Even if your content and lists are solid, bad sending habits can tank your campaigns.

Things to watch: - Sudden spikes in volume: If you go from sending 100 to 10,000 emails overnight, you’ll get flagged. - Sending too fast: Use Linkwheelie’s throttling options to slow your roll. Gradual is better than “spray and pray.” - No warm-up period: New domains or IPs need time to build trust. Start small, scale up.

What to ignore: - Myths about sending at “magic times” for deliverability. Time of day might help engagement, but not inbox placement.

Step 6: Review Linkwheelie’s Sending Reputation

You can do everything right and still run into problems if Linkwheelie’s shared IPs or infrastructure are on blacklists.

How to check: - Use a tool like Talos Intelligence or MXToolbox Blacklists to look up Linkwheelie’s sending IP. - If you’re on a shared IP and see issues, reach out to Linkwheelie support or consider a dedicated IP if they offer it.

Honest take:
Most small senders are fine on shared IPs unless other users are spamming.
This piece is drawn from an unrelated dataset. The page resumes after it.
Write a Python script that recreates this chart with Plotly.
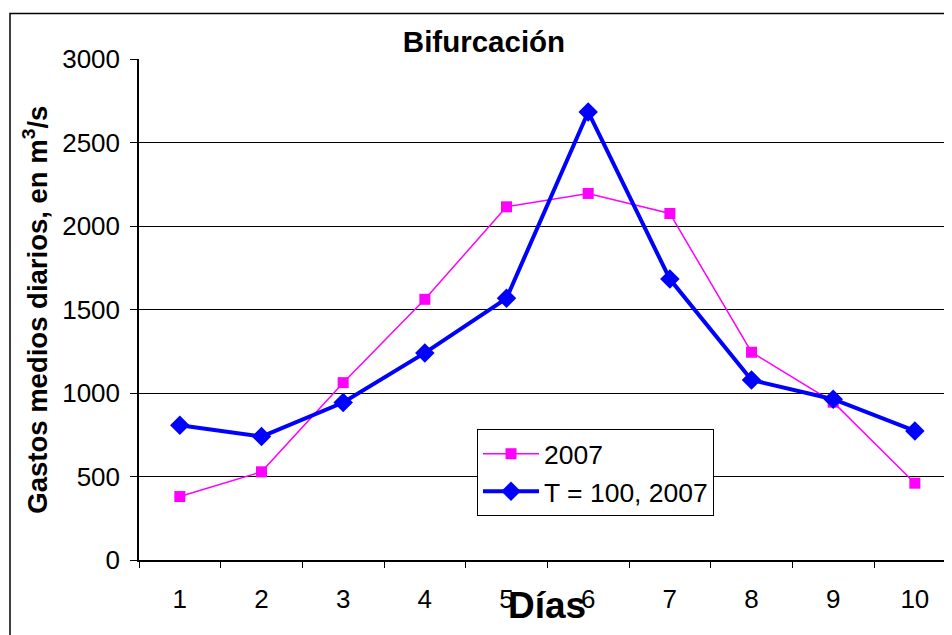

Dedicated IPs only make sense if you’re sending consistently high volume and can keep the reputation up.

Step 7: Monitor Feedback Loops and Complaints

Some ISPs provide feedback if users mark your messages as spam. Linkwheelie may manage feedback loops for you, but check their docs or support to be sure.

  • Keep complaint rates under 0.1%. Anything above this is a red flag.
  • If you see high complaints, look at your subject lines, frequency, and relevance.

Doesn’t work:
- Hiding unsubscribe links or making it hard to opt out. That just drives more spam complaints.

Step 8: Test, Test, and Test Again

Deliverability isn’t “set it and forget it.” You need to test regularly.

How to do it: - Keep a seed list of addresses on major providers (Gmail, Outlook, Yahoo, etc.). - Send every campaign to your seed list. Watch where it lands (inbox, spam, promotions). - Rotate subject lines and content to see what changes placement.

Ignore:
- Obsessing over tiny open rate changes. Focus on big swings or patterns.

Step 9: Don’t Chase Every Shiny Tool or Trick

There’s a cottage industry of “deliverability experts” selling magic bullets. Most don’t work.

  • Ignore claims about “guaranteed inboxing” or black box deliverability fixes.
  • Don’t buy “clean” lists or “warm up” services unless you trust the vendor—and even then, be skeptical.

Stick to the basics: authentication, clean lists, decent content, and smart sending.

Step 10: Ask for Help—But Ask the Right Way

If you’ve checked everything above and still have issues, reach out to Linkwheelie support. Be specific:

  • Tell them what you’ve tried.
  • Give examples with timestamps, email addresses, and results.
  • Ask if they’ve had deliverability issues on their end.

Support teams are more helpful when you’ve already done your homework.


Staying out of the spam folder isn’t rocket science, but it’s not “set and forget” either. Start with the basics, fix what’s broken, and don’t let yourself get bogged down by myths or magic bullets. Keep things simple, keep testing, and iterate as you go. If you do, your Linkwheelie campaigns will have a fighting chance of making it to the inbox—where they belong.